[54307] in North American Network Operators' Group
RE: AOL & Cogent
daemon@ATHENA.MIT.EDU (Deepak Jain)
Fri Dec 20 17:10:46 2002
Reply-To: <deepak@ai.net>
From: "Deepak Jain" <deepak@ai.net>
To: "Andrew Partan" <asp@partan.com>, <nanog@merit.edu>
Date: Fri, 20 Dec 2002 17:09:17 -0500
In-Reply-To: <20021219194724.GA95318@partan.com>
Errors-To: owner-nanog-outgoing@merit.edu
Further, if L3/Cogent are settlement-free and both parties are interested in
growing the size of their peering connections, wouldn't it make better sense
for Cogent all-around? If AOL is not interested in settlement-free peering
with them, then AOL can pay to get to them.
I seem to remember some old rule of thumb that basically said anyone who
peers with your upstream/transit provider is probably makes sense for you to
peer with (because you are otherwise paying to reach them).

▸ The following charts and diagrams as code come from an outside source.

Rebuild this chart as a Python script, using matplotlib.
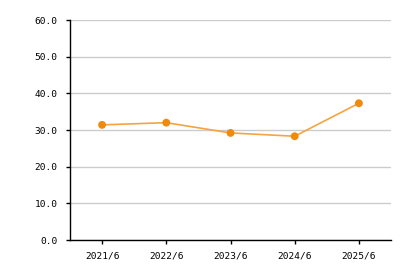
import matplotlib
matplotlib.use("Agg")
import matplotlib.pyplot as plt

periods = ["2021/6", "2022/6", "2023/6", "2024/6", "2025/6"]
values = [31.4, 32.0, 29.2, 28.3, 37.3]
y_ticks = [0, 10, 20, 30, 40, 50, 60]

plt.rcParams["font.family"] = ["DejaVu Sans Mono"]

fig = plt.figure(figsize=(4.1, 2.7), dpi=100)
ax = fig.add_axes([70 / 410, 30 / 270, 321 / 410, 220 / 270])

x = range(len(periods))
ax.plot(x, values, color="#f5a343", linewidth=1.2, zorder=3)
ax.scatter(x, values, color="#f08a0c", s=32, zorder=4, edgecolors="none")

ax.set_xlim(-0.5, len(periods) - 0.5)
ax.set_ylim(0, 60)
ax.set_yticks(y_ticks)
ax.set_yticklabels([f"{v:.1f}" for v in y_ticks])
ax.set_xticks(list(x))
ax.set_xticklabels(periods)
ax.tick_params(labelsize=6.8, length=3, width=1, color="black")
ax.tick_params(axis="y", pad=6)
ax.tick_params(axis="x", pad=5)

ax.grid(axis="y", color="#cccccc", linewidth=1)
ax.set_axisbelow(True)
for side in ("top", "right"):
    ax.spines[side].set_visible(False)
for side in ("left", "bottom"):
    ax.spines[side].set_color("black")
    ax.spines[side].set_linewidth(1)

fig.savefig("out.png", dpi=100)
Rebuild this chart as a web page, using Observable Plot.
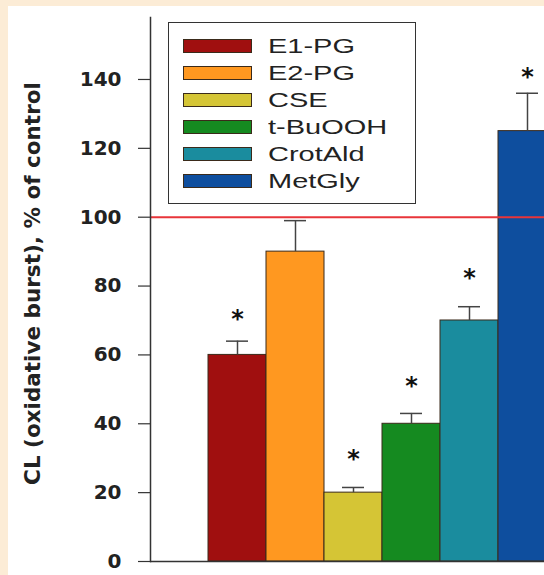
<!DOCTYPE html>
<html>
<head>
<meta charset="utf-8">
<script src="https://cdn.jsdelivr.net/npm/d3@7"></script>
<script src="https://cdn.jsdelivr.net/npm/@observablehq/plot@0.6"></script>
<style>
  html, body { margin: 0; padding: 0; background: #fcecd6; }
  #wrap { position: relative; width: 544px; height: 575px; overflow: hidden;
    background: linear-gradient(to right, #fcecd6 0 8px, transparent 8px), linear-gradient(#fcecd6 0 6px, #ffffff 6px); }
  #wrap svg { position: absolute; left: 0; top: 0; background: transparent; overflow: hidden; }
  #legend { position: absolute; left: 168px; top: 22px; width: 248px; height: 182px;
    border: 1.5px solid #333; background: #fff; box-sizing: border-box; padding-top: 9px; }
  .row { height: 27px; display: flex; align-items: center; }
  .sw { width: 69px; height: 14px; margin-left: 14px; border: 1px solid #3a2a1a; box-sizing: border-box; }
  .lb { margin-left: 16px; font: 21px "Liberation Sans", Arial, sans-serif; color: #222;
    display: inline-block; transform: scaleX(1.38); transform-origin: left center; white-space: nowrap; }
</style>
</head>
<body>
<div id="wrap"><div id="legend"></div></div>
<script>
const series = ["E1-PG", "E2-PG", "CSE", "t-BuOOH", "CrotAld", "MetGly"];
const values = [60, 90, 20, 40, 70, 125];
const errors = [4, 9, 1.5, 3, 4, 11];
const starSeries = ["E1-PG", "CSE", "t-BuOOH", "CrotAld", "MetGly"];
const starY = [72, 31.5, 52.5, 84, 142.5];
const colors = ["#a00f0f", "#ff9820", "#d5c535", "#158a20", "#1a8c9e", "#0e4e9e"];
const yTicks = [0, 20, 40, 60, 80, 100, 120, 140];
const controlLevel = [100];
const yLabel = "CL (oxidative burst), % of control";

const data = series.map((name, i) => ({name, value: values[i], err: errors[i]}));
const stars = starSeries.map((name, i) => ({name, y: starY[i]}));

const chart = Plot.plot({
  width: 544,
  height: 575,
  marginLeft: 150,
  marginRight: 0,
  marginTop: 17,
  marginBottom: 14,
  style: {background: "transparent"},
  x: {domain: series, range: [208, 556], paddingInner: 0, paddingOuter: 0, axis: null},
  y: {domain: [0, 158], axis: null},
  color: {domain: series, range: colors},
  marks: [
    Plot.barY(data, {x: "name", y: "value", fill: "name", stroke: "#3a2a1a", strokeWidth: 1}),
    Plot.ruleX(data, {x: "name", y1: "value", y2: d => d.value + d.err, stroke: "#444", strokeWidth: 1.5}),
    Plot.tickY(data, {x: "name", y: d => d.value + d.err, insetLeft: 18, insetRight: 18, stroke: "#444", strokeWidth: 1.5}),
    Plot.text(stars, {x: "name", y: "y", text: () => "*", fontSize: 24, fontWeight: "bold", fill: "#111",
      fontFamily: "DejaVu Sans", lineAnchor: "middle", dy: 6}),
    Plot.ruleY(controlLevel, {stroke: "#e8353a", strokeWidth: 2}),
    Plot.ruleY([0], {stroke: "#333", strokeWidth: 1.5}),
    Plot.frame({anchor: "left", stroke: "#333", strokeWidth: 1.5}),
    Plot.axisY({ticks: yTicks, tickSize: 12, tickPadding: 17, label: null, fontSize: 20,
      fontWeight: "bold", fontFamily: "DejaVu Sans", stroke: "#333", fill: "#222", strokeWidth: 1.2}),
    Plot.text([yLabel], {frameAnchor: "left", textAnchor: "middle", rotate: -90, dx: -117, dy: -6, fontSize: 21.5,
      fontWeight: "bold", fontFamily: "DejaVu Sans", fill: "#222", lineAnchor: "middle"})
  ]
});
document.getElementById("wrap").prepend(chart);

const legend = document.getElementById("legend");
series.forEach((s, i) => {
  const row = document.createElement("div");
  row.className = "row";
  const sw = document.createElement("div");
  sw.className = "sw";
  sw.style.background = colors[i];
  const lb = document.createElement("span");
  lb.className = "lb";
  lb.textContent = s;
  row.append(sw, lb);
  legend.append(row);
});
</script>
</body>
</html>
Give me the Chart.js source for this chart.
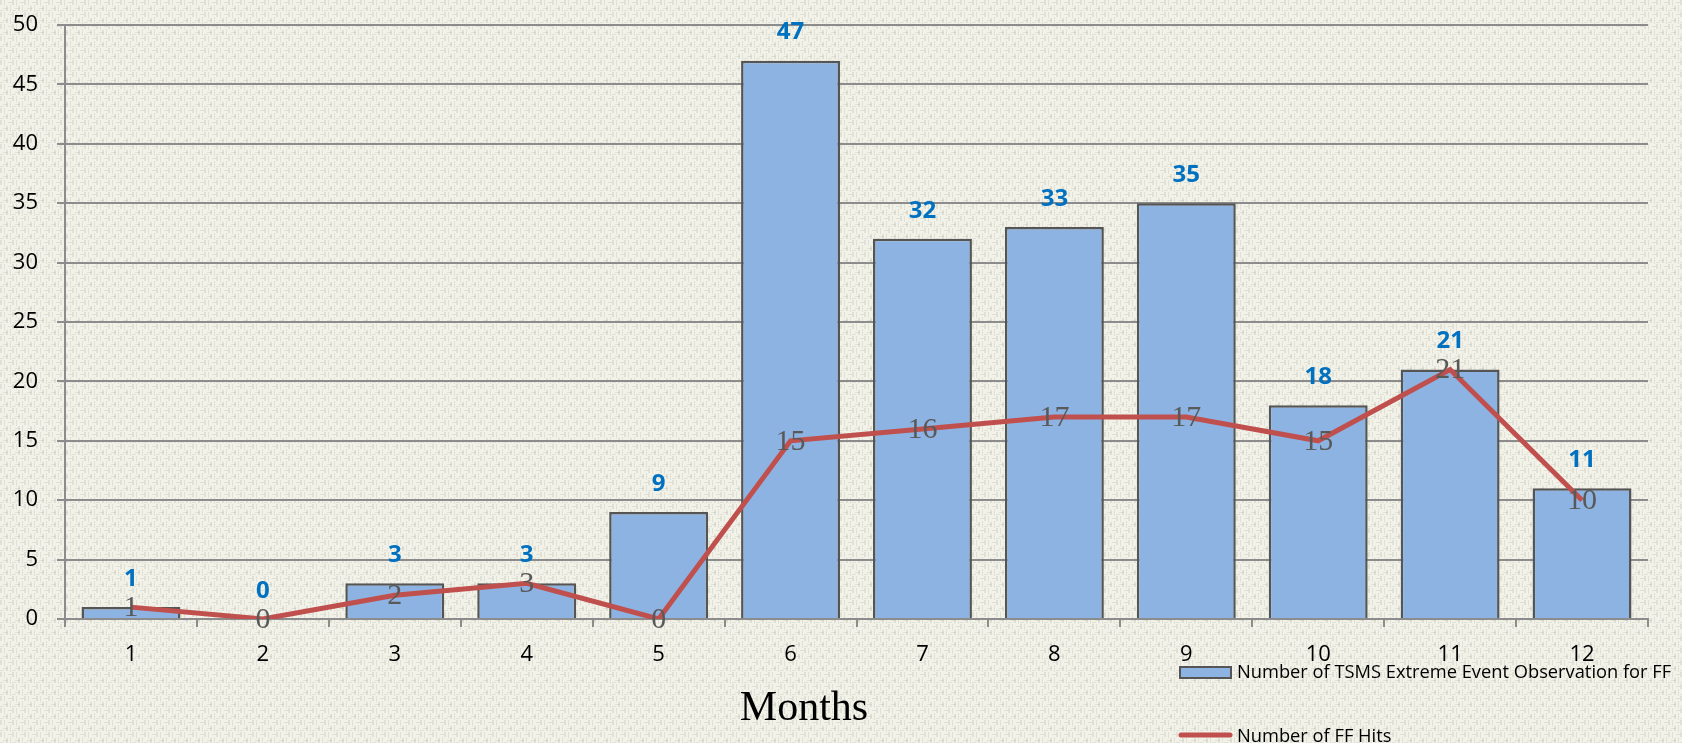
<!DOCTYPE html>
<html>
<head>
<meta charset="utf-8">
<script src="https://cdn.jsdelivr.net/npm/chart.js@4/dist/chart.umd.min.js"></script>
<style>
  html, body { margin: 0; padding: 0; background: #F0F0E6; }
  #wrap { width: 1682px; height: 743px; position: relative; }
</style>
</head>
<body>
<div id="wrap"><canvas id="c" width="1682" height="743"></canvas></div>
<script>
const months = ['1','2','3','4','5','6','7','8','9','10','11','12'];
const observations = [1, 0, 3, 3, 9, 47, 32, 33, 35, 18, 21, 11];
const hits = [1, 0, 2, 3, 0, 15, 16, 17, 17, 15, 21, 10];
const yTicks = [0, 5, 10, 15, 20, 25, 30, 35, 40, 45, 50];
const seriesNames = ['Number of TSMS Extreme Event Observation for FF', 'Number of FF Hits'];
const xTitle = 'Months';

const BAR_FILL = '#8DB3E2';
const BAR_EDGE = '#555555';
const LINE_COL = '#C0504D';
const GRID_COL = '#8C8C8C';

function makeTexture() {
  const c = document.createElement('canvas');
  c.width = 12; c.height = 12;
  const g = c.getContext('2d');
  g.fillStyle = '#F2F2E9';
  g.fillRect(0, 0, 12, 12);
  g.fillStyle = 'rgba(196,198,184,0.4)';
  g.fillRect(0, 0, 2, 5); g.fillRect(6, 6, 2, 5);
  g.fillRect(3, 8, 5, 1); g.fillRect(8, 2, 4, 1);
  g.fillStyle = 'rgba(186,188,174,0.3)';
  g.fillRect(4, 0, 1, 6); g.fillRect(10, 5, 1, 7);
  g.fillRect(0, 10, 4, 1);
  return c;
}

const bgPlugin = {
  id: 'bg',
  beforeDraw(chart) {
    const ctx = chart.ctx;
    ctx.save();
    ctx.fillStyle = ctx.createPattern(makeTexture(), 'repeat');
    ctx.fillRect(0, 0, chart.width, chart.height);
    ctx.restore();
  }
};

const labelPlugin = {
  id: 'valueLabels',
  afterDatasetsDraw(chart) {
    const ctx = chart.ctx;
    const barMeta = chart.getDatasetMeta(0);
    const lineMeta = chart.getDatasetMeta(1);
    ctx.save();
    ctx.textAlign = 'center';
    ctx.textBaseline = 'middle';
    ctx.font = 'bold 24px "Open Sans"';
    ctx.fillStyle = '#0070C0';
    barMeta.data.forEach((el, i) => {
      ctx.fillText(String(observations[i]), el.x, el.y - 28);
    });
    ctx.font = '30px "Liberation Serif"';
    ctx.fillStyle = '#595959';
    lineMeta.data.forEach((el, i) => {
      ctx.fillText(String(hits[i]), el.x, el.y + 1);
    });
    ctx.restore();
  },
  afterDraw(chart) {
    const ctx = chart.ctx;
    ctx.save();
    ctx.font = '42px "Liberation Serif"';
    ctx.fillStyle = '#000';
    ctx.textAlign = 'center';
    ctx.textBaseline = 'alphabetic';
    ctx.fillText(xTitle, 804, 720);
    ctx.font = '18.3px "Open Sans"';
    ctx.textAlign = 'left';
    ctx.textBaseline = 'middle';
    ctx.fillStyle = BAR_FILL;
    ctx.fillRect(1180, 667, 51, 11);
    ctx.strokeStyle = BAR_EDGE;
    ctx.lineWidth = 2;
    ctx.strokeRect(1180, 667, 51, 11);
    ctx.fillStyle = '#000';
    ctx.fillText(seriesNames[0], 1237, 673);
    ctx.strokeStyle = LINE_COL;
    ctx.lineWidth = 5;
    ctx.lineCap = 'round';
    ctx.beginPath();
    ctx.moveTo(1181, 735);
    ctx.lineTo(1230, 735);
    ctx.stroke();
    ctx.fillText(seriesNames[1], 1237, 737);
    ctx.restore();
  }
};

new Chart(document.getElementById('c'), {
  type: 'bar',
  data: {
    labels: months,
    datasets: [
      {
        type: 'bar',
        label: seriesNames[0],
        data: observations,
        backgroundColor: BAR_FILL,
        borderColor: BAR_EDGE,
        borderWidth: 2.5,
        barPercentage: 0.75,
        categoryPercentage: 1.0,
        order: 2
      },
      {
        type: 'line',
        label: seriesNames[1],
        data: hits,
        borderColor: LINE_COL,
        borderWidth: 5,
        pointRadius: 0,
        tension: 0,
        fill: false,
        order: 1
      }
    ]
  },
  options: {
    responsive: false,
    animation: false,
    devicePixelRatio: 1,
    layout: { padding: { top: 25, right: 34, left: 0, bottom: 0 } },
    plugins: {
      legend: { display: false },
      tooltip: { enabled: false },
      title: { display: false }
    },
    scales: {
      x: {
        offset: true,
        grid: {
          display: true,
          offset: true,
          drawOnChartArea: false,
          drawTicks: true,
          tickLength: 8,
          color: GRID_COL,
          lineWidth: 2
        },
        border: { display: true, color: GRID_COL, width: 2 },
        ticks: {
          color: '#000',
          font: { family: '"Open Sans"', size: 22 },
          padding: 15,
          maxRotation: 0,
          autoSkip: false
        },
        afterFit(scale) { scale.height = 124; scale.paddingLeft = 0; scale.paddingRight = 0; }
      },
      y: {
        min: 0,
        max: 50,
        afterBuildTicks(scale) { scale.ticks = yTicks.map(v => ({ value: v })); },
        grid: {
          color: GRID_COL,
          lineWidth: 2,
          drawTicks: true,
          tickLength: 8
        },
        border: { display: true, color: GRID_COL, width: 2 },
        ticks: {
          color: '#000',
          font: { family: '"Open Sans"', size: 22 },
          padding: 19
        },
        afterFit(scale) { scale.width = 65; scale.paddingTop = 0; scale.paddingBottom = 0; }
      }
    }
  },
  plugins: [bgPlugin, labelPlugin]
});
</script>
</body>
</html>
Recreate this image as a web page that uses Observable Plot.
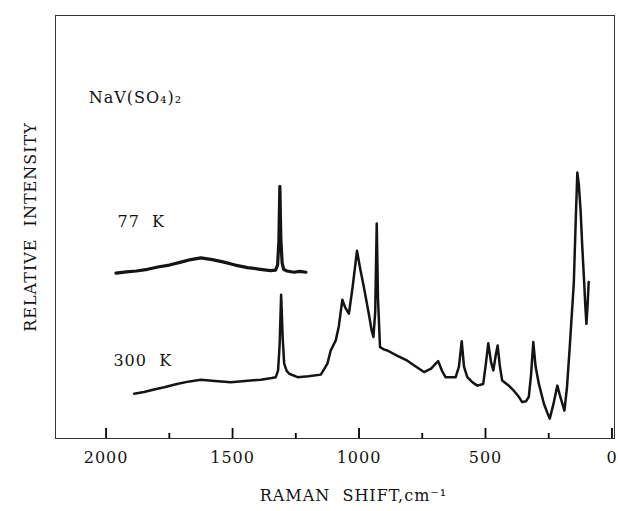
<!DOCTYPE html>
<html>
<head>
<meta charset="utf-8">
<script src="https://cdn.jsdelivr.net/npm/d3@7"></script>
<script src="https://cdn.jsdelivr.net/npm/@observablehq/plot@0.6"></script>
<style>
  html, body { margin: 0; padding: 0; background: #fff; }
</style>
</head>
<body>
<div id="chart"></div>
<script>
// ---- data (wavenumber in cm^-1, relative intensity, arbitrary units) ----
const wavenumber77 = [1961, 1920, 1880, 1836, 1790, 1750, 1704, 1665, 1625, 1580, 1534, 1490, 1441, 1390, 1350, 1330, 1322, 1317, 1313, 1309, 1304, 1298, 1285, 1257, 1235, 1210];
const intensity77  = [39.1, 39.4, 39.6, 40.0, 40.6, 41.0, 41.7, 42.3, 42.7, 42.3, 41.7, 41.0, 40.4, 40.0, 39.7, 39.8, 41.0, 46.5, 59.6, 47.0, 41.5, 40.0, 39.6, 39.3, 39.5, 39.3];

const wavenumber300 = [1889, 1850, 1810, 1770, 1720, 1670, 1625, 1570, 1507, 1450, 1388, 1345, 1329, 1320, 1314, 1308, 1302, 1296, 1286, 1276, 1243, 1200, 1151, 1125, 1112, 1092, 1080, 1066, 1055, 1040, 1025, 1008, 995, 980, 960, 950, 943, 936, 930, 925, 917, 900, 888, 850, 809, 770, 743, 715, 700, 687, 672, 658, 618, 605, 594, 585, 572, 550, 532, 509, 500, 489, 478, 469, 460, 452, 443, 434, 410, 388, 370, 355, 340, 329, 320, 311, 302, 289, 269, 255, 246, 232, 216, 205, 188, 178, 167, 151, 143, 137, 131, 124, 118, 111, 105, 101, 96, 92];
const intensity300  = [10.6, 11.0, 11.6, 12.1, 12.9, 13.5, 13.9, 13.6, 13.3, 13.6, 13.9, 14.3, 14.5, 16.1, 22.0, 34.0, 24.0, 17.7, 16.0, 15.3, 14.5, 14.7, 15.1, 17.7, 20.8, 23.2, 26.5, 32.8, 31.0, 29.5, 36.0, 44.4, 40.0, 35.5, 29.0, 25.5, 24.0, 30.0, 50.8, 33.0, 21.6, 21.0, 20.8, 19.6, 18.4, 16.8, 15.7, 16.5, 17.5, 18.3, 16.0, 14.5, 14.5, 17.0, 23.0, 17.0, 14.5, 13.2, 12.5, 12.9, 17.0, 22.5, 18.0, 16.1, 19.5, 22.0, 17.0, 13.7, 12.6, 11.3, 10.0, 8.6, 8.8, 9.8, 15.0, 22.8, 17.0, 12.9, 8.2, 6.0, 4.7, 8.0, 12.5, 10.0, 6.6, 12.0, 21.6, 36.6, 52.0, 62.9, 60.0, 53.9, 46.0, 38.1, 31.0, 27.1, 32.0, 37.0];

const majorTicks = [2000, 1500, 1000, 500, 0];
const minorTicks = [1750, 1250, 750, 250];
const tickLabels = ["2000", "1500", "1000", "500", "0"];

const compoundLabel = "NaV(SO\u2084)\u2082";
const seriesNames = ["77\u00a0\u00a0K", "300\u00a0\u00a0K"];
const xAxisLabel = "RAMAN\u00a0\u00a0SHIFT,cm\u207b\u00b9";
const yAxisLabel = "RELATIVE\u00a0\u00a0INTENSITY";

// ---- tables built from the arrays ----
const data77 = wavenumber77.map((w, i) => ({w, v: intensity77[i]}));
const data300 = wavenumber300.map((w, i) => ({w, v: intensity300[i]}));

const ink = "#141414";
const frameH = 511 - 15 - 73;
const chart = Plot.plot({
  width: 618,
  height: 511,
  marginLeft: 55,
  marginRight: 4,
  marginTop: 15,
  marginBottom: 73,
  x: {domain: [2200, -10]},
  y: {domain: [0, 100], axis: null},
  style: {fontFamily: "'DejaVu Serif', serif", background: "#fff", color: ink, letterSpacing: "1px"},
  marks: [
    Plot.frame({stroke: "#333", strokeWidth: 1}),
    // inward-pointing ticks along the bottom edge
    Plot.tickX(majorTicks, {x: d => d, insetTop: frameH - 10, stroke: "#000", strokeWidth: 1.8}),
    Plot.tickX(minorTicks, {x: d => d, insetTop: frameH - 5, stroke: "#000", strokeWidth: 1.8}),
    Plot.axisX(majorTicks, {anchor: "bottom", tickSize: 0, tickPadding: 13.5, fontSize: 16, fill: ink,
      tickFormat: d => tickLabels[majorTicks.indexOf(d)], label: null}),
    Plot.line(data77, {x: "w", y: "v", stroke: ink, strokeWidth: 3.2, strokeLinejoin: "round", curve: "linear"}),
    Plot.line(data300, {x: "w", y: "v", stroke: ink, strokeWidth: 2.5, strokeLinejoin: "round", curve: "linear"}),
    Plot.text([compoundLabel], {x: 2069, y: 80.6, textAnchor: "start", lineAnchor: "middle", fontSize: 16, fill: ink}),
    Plot.text([seriesNames[0]], {x: 1955, y: 51.1, textAnchor: "start", lineAnchor: "middle", fontSize: 16, fill: ink}),
    Plot.text([seriesNames[1]], {x: 1971, y: 18.4, textAnchor: "start", lineAnchor: "middle", fontSize: 16, fill: ink}),
    Plot.text([yAxisLabel], {frameAnchor: "left", rotate: -90, dx: -25, lineAnchor: "middle", textAnchor: "middle", fontSize: 16, fill: ink}),
    Plot.text([xAxisLabel], {x: 1022, frameAnchor: "bottom", dy: 62, lineAnchor: "bottom", textAnchor: "middle", fontSize: 16, fill: ink})
  ]
});
document.getElementById("chart").appendChild(chart);
</script>
</body>
</html>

I thought *THAT* was the point of peering vs transit for networks that are
not transit-free.
Deepak Jain
AiNET
> -----Original Message-----
> From: owner-nanog@merit.edu [mailto:owner-nanog@merit.edu]On Behalf Of
> Andrew Partan
> Sent: Thursday, December 19, 2002 2:47 PM
> To: nanog@merit.edu
> Subject: AOL & Cogent
>
>
>
> I was poking around to see what was happening with Cogent and AOL
> and ran into some interesting info.
>
> The test that Cogent failed was a 2:1 ratio; Cogent was at 3:1 and
> AOL insisted they be at no more than 2:1 for free peering.
>
> AOL wants Cogent to pay for peering - the pricing I've heard is
> $50-/meg for paid peering - which I think is more than street price
> for transit...
>
> Hmm; I wonder if this change in policy has anything to do with John
> Schanz's recent move from Sprint to AOL?